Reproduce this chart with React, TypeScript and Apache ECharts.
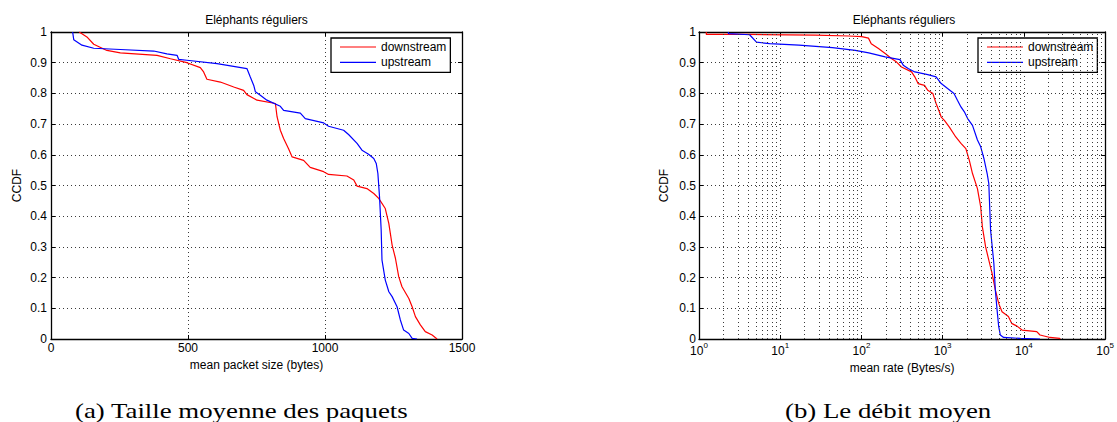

------------------------------------------------

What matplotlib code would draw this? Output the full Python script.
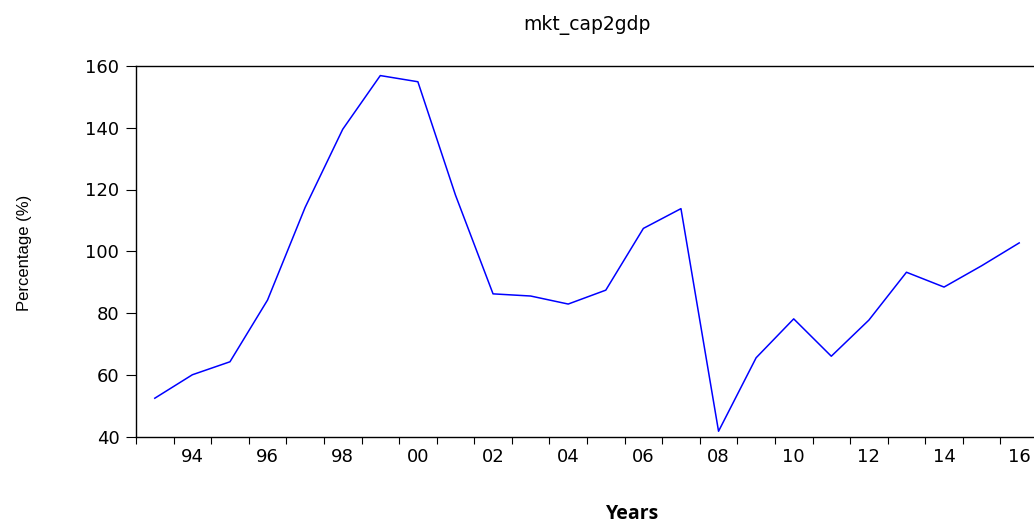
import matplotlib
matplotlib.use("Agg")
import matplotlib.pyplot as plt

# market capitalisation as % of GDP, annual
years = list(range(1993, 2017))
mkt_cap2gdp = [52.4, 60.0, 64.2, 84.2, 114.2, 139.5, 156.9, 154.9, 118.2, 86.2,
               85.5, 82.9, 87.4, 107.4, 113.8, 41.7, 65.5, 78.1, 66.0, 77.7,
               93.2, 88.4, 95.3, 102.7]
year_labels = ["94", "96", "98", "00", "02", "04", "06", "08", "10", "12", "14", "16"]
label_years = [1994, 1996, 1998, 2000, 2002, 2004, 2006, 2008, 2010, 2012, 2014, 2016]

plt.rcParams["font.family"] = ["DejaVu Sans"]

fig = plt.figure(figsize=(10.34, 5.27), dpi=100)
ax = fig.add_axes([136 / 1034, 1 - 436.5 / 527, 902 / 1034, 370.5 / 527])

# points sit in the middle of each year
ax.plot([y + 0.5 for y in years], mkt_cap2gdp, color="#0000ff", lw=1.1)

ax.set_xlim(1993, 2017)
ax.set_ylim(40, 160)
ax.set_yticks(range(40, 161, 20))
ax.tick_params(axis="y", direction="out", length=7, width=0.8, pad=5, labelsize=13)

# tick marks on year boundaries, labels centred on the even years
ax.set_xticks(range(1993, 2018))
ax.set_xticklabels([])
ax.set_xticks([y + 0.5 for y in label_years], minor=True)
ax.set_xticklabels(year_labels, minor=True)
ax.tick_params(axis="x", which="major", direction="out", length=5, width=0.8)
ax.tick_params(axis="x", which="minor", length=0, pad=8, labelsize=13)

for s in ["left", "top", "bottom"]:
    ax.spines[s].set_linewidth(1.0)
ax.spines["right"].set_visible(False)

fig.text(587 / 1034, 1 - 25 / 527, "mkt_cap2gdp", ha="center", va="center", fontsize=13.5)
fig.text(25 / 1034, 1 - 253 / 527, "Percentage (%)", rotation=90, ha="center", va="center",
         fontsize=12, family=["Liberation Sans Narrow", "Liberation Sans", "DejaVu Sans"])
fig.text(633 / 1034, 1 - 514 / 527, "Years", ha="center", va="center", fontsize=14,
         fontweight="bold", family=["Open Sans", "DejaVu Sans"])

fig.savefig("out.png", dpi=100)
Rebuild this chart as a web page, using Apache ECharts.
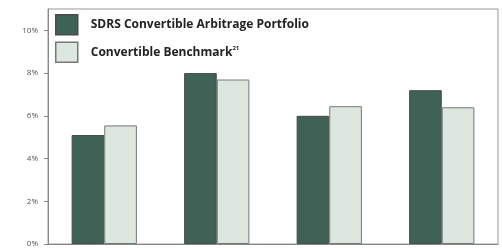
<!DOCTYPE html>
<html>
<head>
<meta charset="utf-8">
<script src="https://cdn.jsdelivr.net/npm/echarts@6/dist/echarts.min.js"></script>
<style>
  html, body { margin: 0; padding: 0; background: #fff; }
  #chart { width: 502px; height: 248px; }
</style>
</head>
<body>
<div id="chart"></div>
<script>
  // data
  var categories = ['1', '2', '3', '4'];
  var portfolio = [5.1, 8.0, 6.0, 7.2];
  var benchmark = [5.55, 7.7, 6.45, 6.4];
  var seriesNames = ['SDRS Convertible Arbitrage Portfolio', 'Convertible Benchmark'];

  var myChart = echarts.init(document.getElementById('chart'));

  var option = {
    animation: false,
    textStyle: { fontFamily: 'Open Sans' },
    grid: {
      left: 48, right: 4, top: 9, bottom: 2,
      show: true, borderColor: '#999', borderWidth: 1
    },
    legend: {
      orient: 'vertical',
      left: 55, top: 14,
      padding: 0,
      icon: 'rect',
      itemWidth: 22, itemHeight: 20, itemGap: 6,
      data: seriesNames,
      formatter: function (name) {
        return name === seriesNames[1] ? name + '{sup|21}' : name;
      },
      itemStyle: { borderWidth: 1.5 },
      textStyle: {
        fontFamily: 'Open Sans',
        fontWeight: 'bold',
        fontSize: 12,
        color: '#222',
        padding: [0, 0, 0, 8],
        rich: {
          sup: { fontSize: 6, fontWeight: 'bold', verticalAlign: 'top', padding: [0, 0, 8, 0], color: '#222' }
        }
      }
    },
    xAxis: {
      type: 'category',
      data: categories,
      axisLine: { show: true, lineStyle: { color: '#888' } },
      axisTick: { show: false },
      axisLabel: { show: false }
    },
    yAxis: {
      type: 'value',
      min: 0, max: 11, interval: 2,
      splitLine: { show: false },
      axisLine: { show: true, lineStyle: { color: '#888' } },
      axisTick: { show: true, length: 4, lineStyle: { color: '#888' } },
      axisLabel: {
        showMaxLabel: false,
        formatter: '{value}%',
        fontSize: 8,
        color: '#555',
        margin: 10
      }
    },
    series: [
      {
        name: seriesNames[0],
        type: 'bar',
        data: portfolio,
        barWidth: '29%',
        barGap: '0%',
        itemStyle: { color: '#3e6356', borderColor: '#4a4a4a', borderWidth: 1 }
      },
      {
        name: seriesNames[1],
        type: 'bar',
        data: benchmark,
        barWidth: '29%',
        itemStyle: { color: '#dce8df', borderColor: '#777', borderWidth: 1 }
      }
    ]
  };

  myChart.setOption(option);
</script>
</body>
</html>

------------------------------------------------

- _WORK TO COMPLETE_
Reproduce, word for word, only the lines in the records above from the line with "What matplotlib code" through the line with "import matplotlib.pyplot as plt", including both ends; omit the pictures.

- _ANSWER TO THE PROBLEM_
What matplotlib code would draw this? Output the full Python script.
import matplotlib
matplotlib.use("Agg")
import matplotlib.pyplot as plt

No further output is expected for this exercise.